The ones who do, however, manage to get it done, and this is instructive. American commentators sometimes say that mass shooters would not do as much damage without guns, but Japan’s rare killers have found ways.
In July 2019 an arsonist walked in the front doors of a Kyoto Animation building carrying 11 gallons of gasoline and set the place on fire, killing 36 people and injuring 33 more. The massacre reached a level more horrifying than most of America’s mass shootings, including the August 2019 attack at a Wal-Mart in El Paso, Texas (23 killed, 23 injured); the February 2018 shooting at Stoneman Douglas High School in Parkland, Florida (17 killed, 17 injured); and the April 1999 Columbine High School rampage in Columbine, Colorado (15 killed, 24 injured).
The primary driver of mass violence is not the means, but the desire, and the United States produces this desire in great quantities.
Founded by war and engaged in war for much of its history, America has reached the ironic state of needing the right to own guns to protect against the right to own guns. The country lives under a cloud of mutually assured destruction, affirmed by the Supreme Court in its 2010 Heller decision stating that the right to own guns isn’t for national defense but guarding against gun-toting neighbors.

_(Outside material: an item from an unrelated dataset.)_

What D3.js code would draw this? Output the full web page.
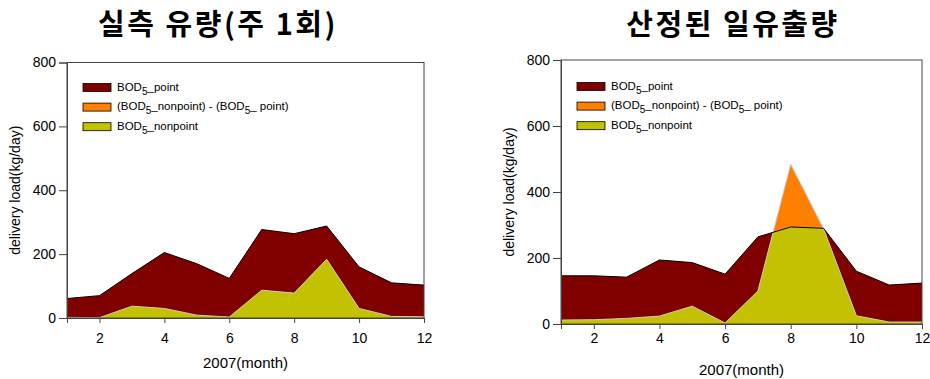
<!DOCTYPE html>
<html>
<head>
<meta charset="utf-8">
<script src="https://cdn.jsdelivr.net/npm/d3@7"></script>
<style>
  html, body { margin: 0; padding: 0; background: #fff; }
  svg { display: block; }
  text { font-family: "Liberation Sans", Arial, sans-serif; fill: #000; }
  .title { font-family: "Noto Sans CJK KR", sans-serif; font-weight: 700; font-size: 29px; letter-spacing: 2.5px; }
</style>
</head>
<body>
<svg id="chart" width="930" height="379"></svg>
<script>
// Monthly BOD5 delivery loads for 2007 (kg/day)
const months = [1, 2, 3, 4, 5, 6, 7, 8, 9, 10, 11, 12];
const xTicks = [2, 4, 6, 8, 10, 12];
const yTicks = [0, 200, 400, 600, 800];

// Measured flow (weekly sampling)
const measuredPoint    = [61, 70, 139, 205, 170, 124, 277, 264, 288, 160, 110, 103];
const measuredNonpoint = [2, 1, 37, 30, 9, 3, 87, 78, 184, 30, 5, 4];

// Estimated daily runoff
const estimatedPoint    = [146, 146, 142, 194, 186, 151, 264, 294, 290, 160, 118, 124];
const estimatedNonpoint = [12, 13, 17, 24, 54, 3, 100, 484, 289, 25, 6, 6];

const titles = ["실측 유량(주 1회)", "산정된 일유출량"];
const yAxisLabel = "delivery load(kg/day)";
const xAxisLabel = "2007(month)";

const colors = { point: "#800000", excess: "#ff8000", nonpoint: "#c2c200" };

const svg = d3.select("#chart");

function drawPanel(id, opt) {
  const g = svg.append("g");
  const x = d3.scaleLinear().domain([1, 12]).range([opt.left, opt.right]);
  const y = d3.scaleLinear().domain([0, 800]).range([opt.bottom, opt.top]);
  const rows = months.map((m, i) => ({ m, p: opt.point[i], n: opt.nonpoint[i] }));

  const areaP = d3.area().x(d => x(d.m)).y0(y(0)).y1(d => y(d.p));
  const areaN = d3.area().x(d => x(d.m)).y0(y(0)).y1(d => y(d.n));
  const lineP = d3.line().x(d => x(d.m)).y(d => y(d.p));
  const lineN = d3.line().x(d => x(d.m)).y(d => y(d.n));

  // clip region = point-source area, used to split nonpoint into below/above point
  g.append("clipPath").attr("id", "clipP" + id)
    .append("path").attr("d", areaP(rows));

  g.append("path").attr("d", areaP(rows)).attr("fill", colors.point);
  g.append("path").attr("d", areaN(rows)).attr("fill", colors.excess);
  g.append("path").attr("d", areaN(rows)).attr("fill", colors.nonpoint)
    .attr("clip-path", `url(#clipP${id})`);
  g.append("path").attr("d", lineN(rows)).attr("fill", "none")
    .attr("stroke", "#c8c8c8").attr("stroke-width", 1);
  g.append("path").attr("d", lineP(rows)).attr("fill", "none")
    .attr("stroke", "#000").attr("stroke-width", 1);

  // frame
  g.append("rect").attr("x", opt.left).attr("y", opt.top)
    .attr("width", opt.right - opt.left).attr("height", opt.bottom - opt.top)
    .attr("fill", "none").attr("stroke", "#444").attr("stroke-width", 1);

  // axes
  const xAxis = g.append("g").attr("transform", `translate(0,${opt.bottom})`)
    .call(d3.axisBottom(x).tickValues(xTicks).tickSize(5).tickPadding(opt.xPad).tickFormat(d3.format("d")));
  const yAxis = g.append("g").attr("transform", `translate(${opt.left},0)`)
    .call(d3.axisLeft(y).tickValues(yTicks).tickSize(8).tickPadding(3).tickFormat(d3.format("d")));
  [xAxis, yAxis].forEach(a => {
    a.select(".domain").attr("stroke", "#444");
    a.selectAll(".tick line").attr("stroke", "#444");
    a.selectAll("text").attr("font-size", 14).attr("font-family", "Liberation Sans, Arial, sans-serif").attr("fill", "#000");
  });

  // titles and axis labels
  svg.append("text").attr("class", "title").attr("x", opt.titleX).attr("y", 35)
    .attr("text-anchor", "middle").text(opt.title);
  svg.append("text").attr("x", (opt.left + opt.right) / 2).attr("y", opt.xLabelY)
    .attr("text-anchor", "middle").attr("font-size", 15).text(xAxisLabel);
  svg.append("text").attr("transform", `translate(${opt.yLabelX},${(opt.top + opt.bottom) / 2}) rotate(-90)`)
    .attr("text-anchor", "middle").attr("font-size", 14).text(yAxisLabel);

  // legend
  const legendItems = [
    { color: colors.point, parts: [["BOD", 0], ["5", 1], ["_point", 0]] },
    { color: colors.excess, parts: [["(BOD", 0], ["5", 1], ["_nonpoint) - (BOD", 0], ["5", 1], ["_ point)", 0]] },
    { color: colors.nonpoint, parts: [["BOD", 0], ["5", 1], ["_nonpoint", 0]] }
  ];
  const lg = g.append("g").attr("transform", `translate(${opt.legendX},${opt.legendY})`);
  legendItems.forEach((it, i) => {
    const row = lg.append("g").attr("transform", `translate(0,${i * 19.6})`);
    row.append("rect").attr("x", 0).attr("y", -4).attr("width", 28).attr("height", 8)
      .attr("fill", it.color).attr("stroke", "#000").attr("stroke-width", 0.8);
    const t = row.append("text").attr("x", 34).attr("y", 3).attr("font-size", 11.5);
    let sub = false;
    it.parts.forEach(([s, isSub]) => {
      const ts = t.append("tspan").text(s);
      if (isSub && !sub) { ts.attr("dy", 4).attr("font-size", 10); sub = true; }
      else if (!isSub && sub) { ts.attr("dy", -4); sub = false; }
    });
  });
}

drawPanel(0, {
  left: 67, right: 424, top: 62.5, bottom: 318,
  point: measuredPoint, nonpoint: measuredNonpoint,
  title: titles[0], titleX: 218, xLabelY: 368, yLabelX: 20, xPad: 10,
  legendX: 83, legendY: 87.5
});
drawPanel(1, {
  left: 561, right: 922, top: 60, bottom: 324,
  point: estimatedPoint, nonpoint: estimatedNonpoint,
  title: titles[1], titleX: 733, xLabelY: 375, yLabelX: 514, xPad: 4,
  legendX: 577, legendY: 86.5
});
</script>
</body>
</html>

Japan’s massacres by other means suggest that Japanese people could kill each other more frequently and on an American scale if they wanted to, but they don’t. They’re taught in school that maintaining society’s harmony, called wa, is paramount. Children remind their classmates to avoid meiwaku (annoying others) and jama (hindering others).
In America, by contrast, kids are taught an us-and-them worldview. The two primary tribes—let’s call them left and right—are pitted against one another and resort to violence when unhappy. We get riots from the left and riots from the right, each side excusing theirs and condemning the other’s. Small wonder, then, that when I asked a Japanese friend who once lived in California if he was surprised by the many shootings in America, he replied, “No, I’m surprised there aren’t more.”
Maybe this time, in the wake of the Atlanta and Boulder tragedies, we can set aside the Second Amendment impasse to focus elsewhere. The best time to stop a shooter is before he becomes one.